Start of SUPPLIED DATA

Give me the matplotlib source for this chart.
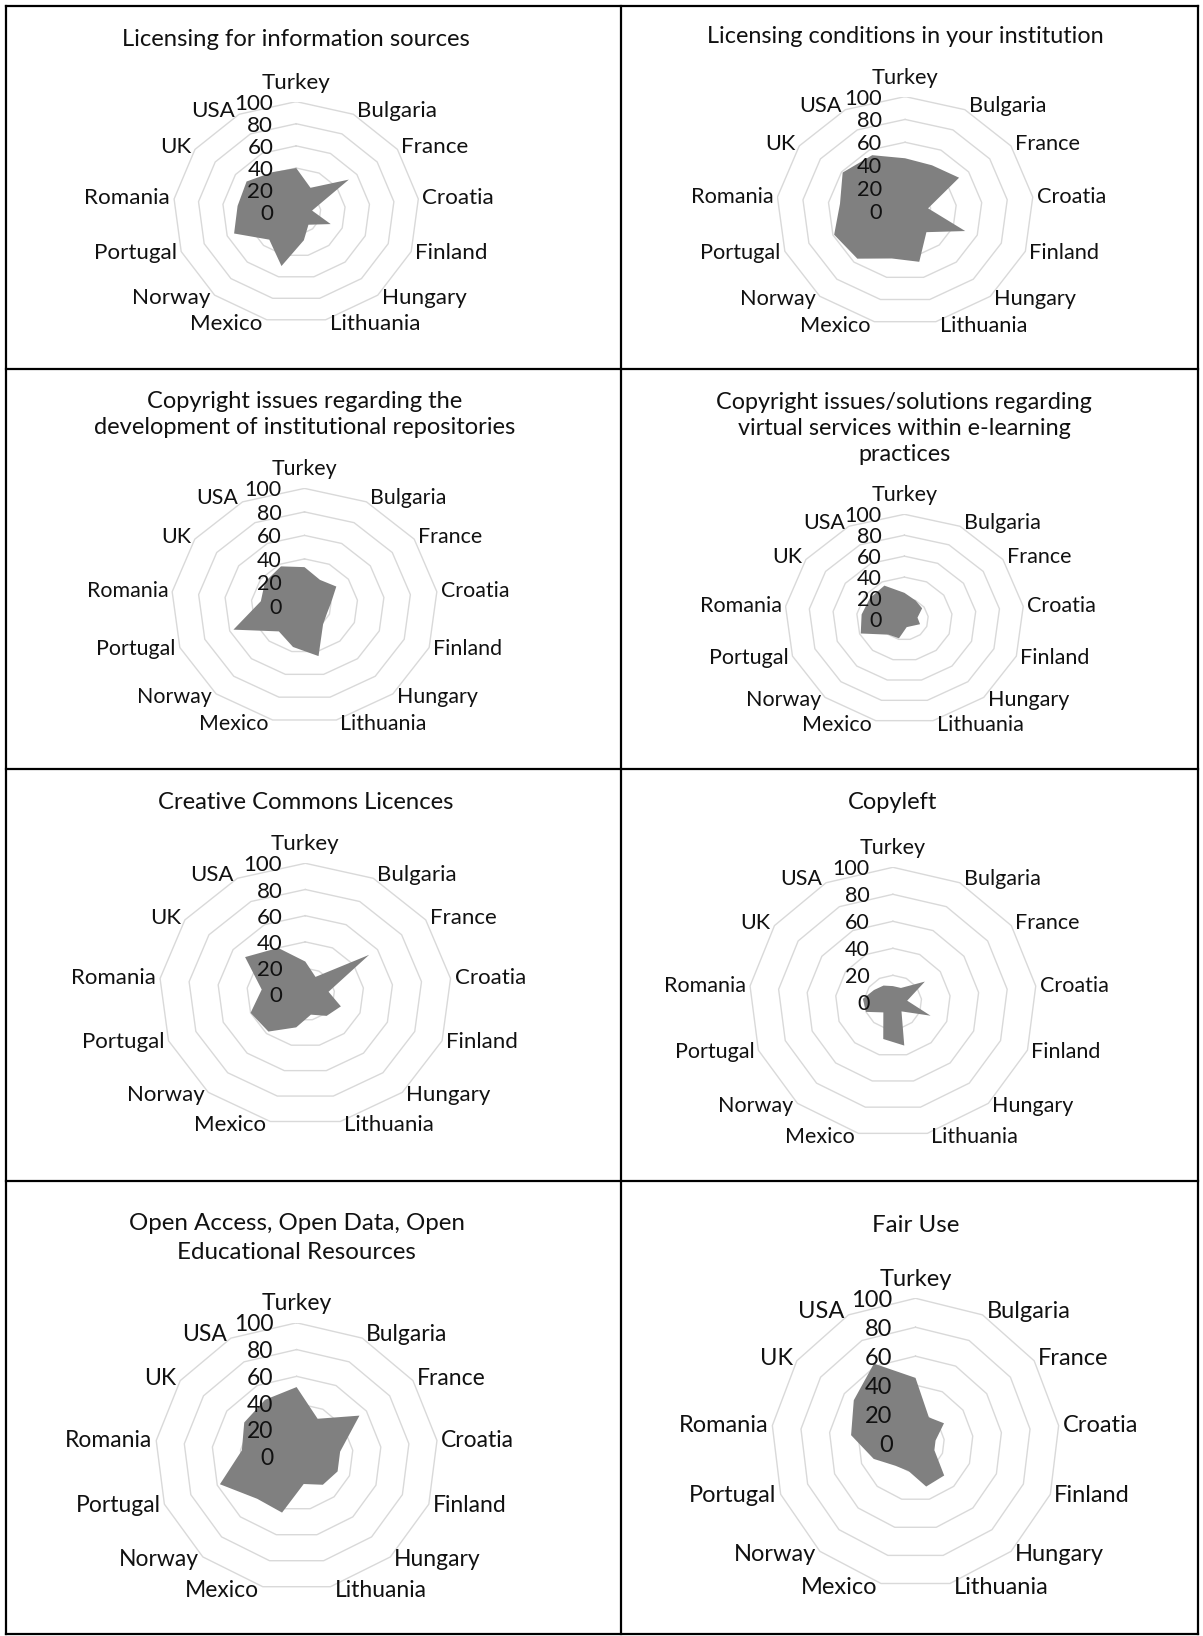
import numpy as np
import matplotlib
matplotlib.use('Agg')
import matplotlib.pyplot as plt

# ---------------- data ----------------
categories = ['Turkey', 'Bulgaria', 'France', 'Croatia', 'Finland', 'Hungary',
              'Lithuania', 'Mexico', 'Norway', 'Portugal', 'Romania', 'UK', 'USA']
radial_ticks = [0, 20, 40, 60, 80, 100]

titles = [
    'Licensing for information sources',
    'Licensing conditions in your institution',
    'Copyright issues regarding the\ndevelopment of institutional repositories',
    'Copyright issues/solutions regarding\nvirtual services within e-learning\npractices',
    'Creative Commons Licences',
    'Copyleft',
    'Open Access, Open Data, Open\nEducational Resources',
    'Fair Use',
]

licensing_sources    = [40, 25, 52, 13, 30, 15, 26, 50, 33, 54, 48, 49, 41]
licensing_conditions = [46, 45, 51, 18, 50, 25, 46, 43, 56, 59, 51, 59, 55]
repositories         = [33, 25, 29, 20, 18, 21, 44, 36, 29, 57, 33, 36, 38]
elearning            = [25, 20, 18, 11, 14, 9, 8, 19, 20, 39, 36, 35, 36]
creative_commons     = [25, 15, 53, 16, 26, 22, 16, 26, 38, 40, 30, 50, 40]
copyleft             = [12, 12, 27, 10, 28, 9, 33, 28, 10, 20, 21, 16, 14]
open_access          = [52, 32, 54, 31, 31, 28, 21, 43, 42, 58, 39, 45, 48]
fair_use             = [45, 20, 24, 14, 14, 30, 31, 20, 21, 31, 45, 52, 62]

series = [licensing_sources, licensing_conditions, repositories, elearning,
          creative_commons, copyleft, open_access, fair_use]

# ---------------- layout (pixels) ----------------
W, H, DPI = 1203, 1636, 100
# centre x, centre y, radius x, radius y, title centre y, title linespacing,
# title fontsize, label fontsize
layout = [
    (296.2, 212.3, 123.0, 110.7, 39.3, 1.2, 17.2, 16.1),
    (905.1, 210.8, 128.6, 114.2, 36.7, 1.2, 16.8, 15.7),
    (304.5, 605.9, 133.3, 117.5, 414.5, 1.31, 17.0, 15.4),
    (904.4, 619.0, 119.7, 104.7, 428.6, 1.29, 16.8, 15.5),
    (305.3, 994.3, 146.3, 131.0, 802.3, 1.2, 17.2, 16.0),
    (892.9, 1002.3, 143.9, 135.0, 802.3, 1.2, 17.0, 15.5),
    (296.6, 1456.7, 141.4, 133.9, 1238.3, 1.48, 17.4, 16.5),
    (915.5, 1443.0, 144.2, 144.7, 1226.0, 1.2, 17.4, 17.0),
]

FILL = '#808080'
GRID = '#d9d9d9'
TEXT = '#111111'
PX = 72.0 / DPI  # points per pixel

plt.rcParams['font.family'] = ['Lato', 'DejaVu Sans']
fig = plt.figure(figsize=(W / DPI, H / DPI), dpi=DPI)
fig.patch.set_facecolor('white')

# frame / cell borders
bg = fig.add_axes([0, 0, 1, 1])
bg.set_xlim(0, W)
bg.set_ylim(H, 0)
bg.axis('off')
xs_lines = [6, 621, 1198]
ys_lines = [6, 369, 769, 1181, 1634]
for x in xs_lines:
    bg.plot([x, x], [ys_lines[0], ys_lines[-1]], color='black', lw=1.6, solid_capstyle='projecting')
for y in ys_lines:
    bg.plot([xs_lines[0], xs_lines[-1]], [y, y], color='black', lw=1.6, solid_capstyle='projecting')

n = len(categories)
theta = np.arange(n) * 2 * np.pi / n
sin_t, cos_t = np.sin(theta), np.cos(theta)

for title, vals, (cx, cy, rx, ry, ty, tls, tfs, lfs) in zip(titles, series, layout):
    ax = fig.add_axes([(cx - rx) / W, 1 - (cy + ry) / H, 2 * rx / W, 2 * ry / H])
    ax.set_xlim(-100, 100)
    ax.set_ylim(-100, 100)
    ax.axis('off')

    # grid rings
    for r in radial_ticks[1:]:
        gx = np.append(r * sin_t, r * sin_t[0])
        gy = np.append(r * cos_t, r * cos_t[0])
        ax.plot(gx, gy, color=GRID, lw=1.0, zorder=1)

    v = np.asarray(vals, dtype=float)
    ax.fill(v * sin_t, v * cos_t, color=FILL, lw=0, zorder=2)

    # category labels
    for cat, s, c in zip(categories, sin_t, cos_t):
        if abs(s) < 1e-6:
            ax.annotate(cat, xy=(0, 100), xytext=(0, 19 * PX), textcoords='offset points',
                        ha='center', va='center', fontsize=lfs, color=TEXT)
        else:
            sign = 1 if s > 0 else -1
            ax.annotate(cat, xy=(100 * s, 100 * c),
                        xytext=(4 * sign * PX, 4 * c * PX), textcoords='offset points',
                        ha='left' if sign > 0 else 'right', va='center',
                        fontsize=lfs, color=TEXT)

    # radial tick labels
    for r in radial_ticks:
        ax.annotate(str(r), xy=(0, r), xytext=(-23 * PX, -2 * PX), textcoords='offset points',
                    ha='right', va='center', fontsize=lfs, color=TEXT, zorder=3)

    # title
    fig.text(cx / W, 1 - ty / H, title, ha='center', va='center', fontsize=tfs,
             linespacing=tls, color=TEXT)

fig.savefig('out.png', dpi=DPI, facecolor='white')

End of SUPPLIED DATA
Start of SUPPLIED DATA

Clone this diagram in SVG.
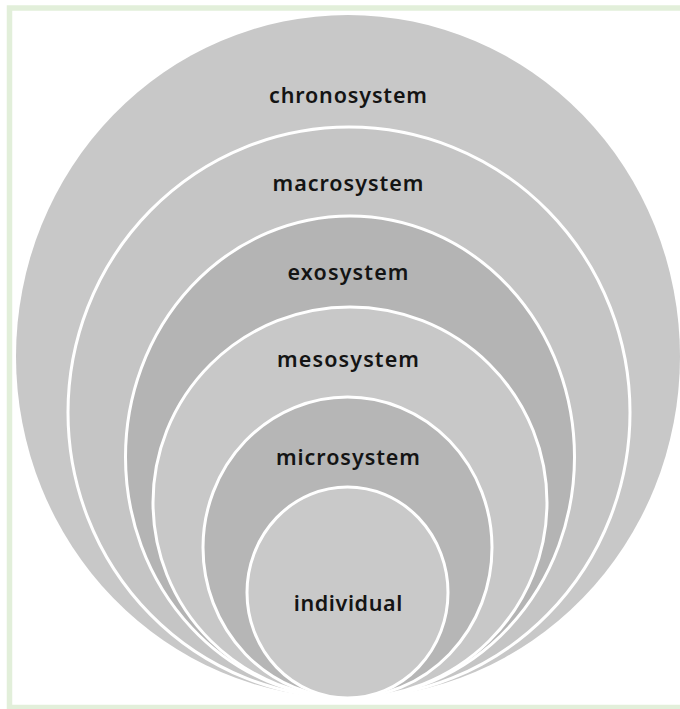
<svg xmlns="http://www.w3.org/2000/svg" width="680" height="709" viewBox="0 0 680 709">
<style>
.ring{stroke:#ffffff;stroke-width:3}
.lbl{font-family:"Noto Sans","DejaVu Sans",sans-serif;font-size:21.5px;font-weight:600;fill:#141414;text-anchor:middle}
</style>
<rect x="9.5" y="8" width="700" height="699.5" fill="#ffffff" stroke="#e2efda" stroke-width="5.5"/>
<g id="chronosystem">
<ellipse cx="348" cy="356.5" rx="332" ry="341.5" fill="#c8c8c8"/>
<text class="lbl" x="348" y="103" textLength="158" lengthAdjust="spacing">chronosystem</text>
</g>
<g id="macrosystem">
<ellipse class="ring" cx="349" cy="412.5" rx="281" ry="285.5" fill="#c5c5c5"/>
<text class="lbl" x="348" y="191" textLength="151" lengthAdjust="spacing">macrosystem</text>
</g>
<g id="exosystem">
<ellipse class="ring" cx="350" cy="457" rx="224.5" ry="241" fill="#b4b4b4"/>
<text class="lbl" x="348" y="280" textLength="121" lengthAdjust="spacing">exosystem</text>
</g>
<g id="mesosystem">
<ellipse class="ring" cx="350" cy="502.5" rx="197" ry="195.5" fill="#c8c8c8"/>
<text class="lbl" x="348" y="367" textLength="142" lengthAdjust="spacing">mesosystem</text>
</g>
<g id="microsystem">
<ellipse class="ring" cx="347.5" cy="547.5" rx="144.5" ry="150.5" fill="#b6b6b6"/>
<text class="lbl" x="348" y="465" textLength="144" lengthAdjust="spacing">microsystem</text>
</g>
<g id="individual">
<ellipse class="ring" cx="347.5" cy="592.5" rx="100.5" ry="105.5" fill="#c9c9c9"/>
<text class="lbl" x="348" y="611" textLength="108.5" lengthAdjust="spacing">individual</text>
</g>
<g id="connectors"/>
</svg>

End of SUPPLIED DATA
Start of SUPPLIED DATA

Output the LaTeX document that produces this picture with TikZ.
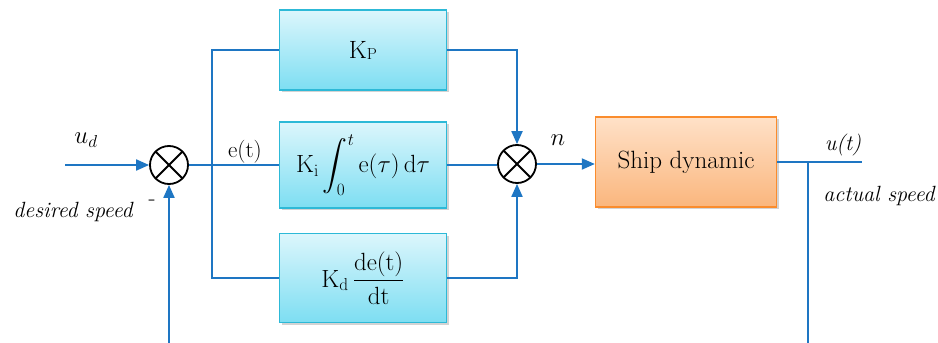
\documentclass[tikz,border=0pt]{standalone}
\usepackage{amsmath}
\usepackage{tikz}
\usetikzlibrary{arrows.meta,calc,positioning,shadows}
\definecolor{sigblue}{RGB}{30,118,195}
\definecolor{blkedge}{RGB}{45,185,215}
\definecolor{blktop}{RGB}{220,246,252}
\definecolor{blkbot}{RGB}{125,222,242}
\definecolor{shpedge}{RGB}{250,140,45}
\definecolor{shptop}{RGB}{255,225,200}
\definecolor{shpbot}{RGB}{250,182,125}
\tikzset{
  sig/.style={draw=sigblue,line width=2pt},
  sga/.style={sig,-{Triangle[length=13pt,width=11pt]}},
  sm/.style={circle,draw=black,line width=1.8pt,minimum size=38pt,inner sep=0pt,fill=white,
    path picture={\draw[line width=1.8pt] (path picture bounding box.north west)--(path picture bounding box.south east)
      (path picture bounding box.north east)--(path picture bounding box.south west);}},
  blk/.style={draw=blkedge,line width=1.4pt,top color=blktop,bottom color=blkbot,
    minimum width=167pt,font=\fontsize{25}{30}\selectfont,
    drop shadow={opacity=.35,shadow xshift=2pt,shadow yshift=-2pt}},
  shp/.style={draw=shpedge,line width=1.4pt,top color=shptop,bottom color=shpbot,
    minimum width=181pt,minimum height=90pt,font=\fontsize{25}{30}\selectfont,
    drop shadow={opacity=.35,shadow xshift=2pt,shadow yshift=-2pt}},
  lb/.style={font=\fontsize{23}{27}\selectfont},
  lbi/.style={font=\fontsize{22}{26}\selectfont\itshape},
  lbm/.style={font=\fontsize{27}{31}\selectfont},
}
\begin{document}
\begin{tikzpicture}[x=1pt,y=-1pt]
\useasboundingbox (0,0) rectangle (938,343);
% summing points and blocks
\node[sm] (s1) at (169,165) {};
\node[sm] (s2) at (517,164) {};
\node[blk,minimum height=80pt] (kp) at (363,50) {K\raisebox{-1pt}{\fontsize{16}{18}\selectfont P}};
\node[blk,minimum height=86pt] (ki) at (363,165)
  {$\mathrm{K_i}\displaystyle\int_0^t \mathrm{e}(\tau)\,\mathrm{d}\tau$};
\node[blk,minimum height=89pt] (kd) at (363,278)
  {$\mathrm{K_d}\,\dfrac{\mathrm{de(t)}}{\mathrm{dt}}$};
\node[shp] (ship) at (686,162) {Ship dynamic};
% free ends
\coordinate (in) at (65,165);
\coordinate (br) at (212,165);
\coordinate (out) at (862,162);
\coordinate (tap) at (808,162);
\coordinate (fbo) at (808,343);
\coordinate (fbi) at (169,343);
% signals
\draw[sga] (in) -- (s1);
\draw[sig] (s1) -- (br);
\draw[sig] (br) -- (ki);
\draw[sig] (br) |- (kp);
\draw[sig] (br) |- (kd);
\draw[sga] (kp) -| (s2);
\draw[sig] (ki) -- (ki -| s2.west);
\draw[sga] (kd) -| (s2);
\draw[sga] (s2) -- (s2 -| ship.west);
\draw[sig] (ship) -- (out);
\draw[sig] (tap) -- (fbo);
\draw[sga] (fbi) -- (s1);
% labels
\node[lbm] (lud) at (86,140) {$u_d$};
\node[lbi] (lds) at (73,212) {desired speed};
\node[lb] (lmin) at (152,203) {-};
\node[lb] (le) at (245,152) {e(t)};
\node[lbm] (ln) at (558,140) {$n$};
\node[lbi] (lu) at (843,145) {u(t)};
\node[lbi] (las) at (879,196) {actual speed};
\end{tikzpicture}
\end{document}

End of SUPPLIED DATA

TASK BRIEF: Repeat only the lines running from "Give me the matplotlib source for this chart." to "import matplotlib.pyplot as plt", ends included, and leave the pictures out.

SOLUTION FOR THIS EXERCISE:
Give me the matplotlib source for this chart.
import numpy as np
import matplotlib
matplotlib.use('Agg')
import matplotlib.pyplot as plt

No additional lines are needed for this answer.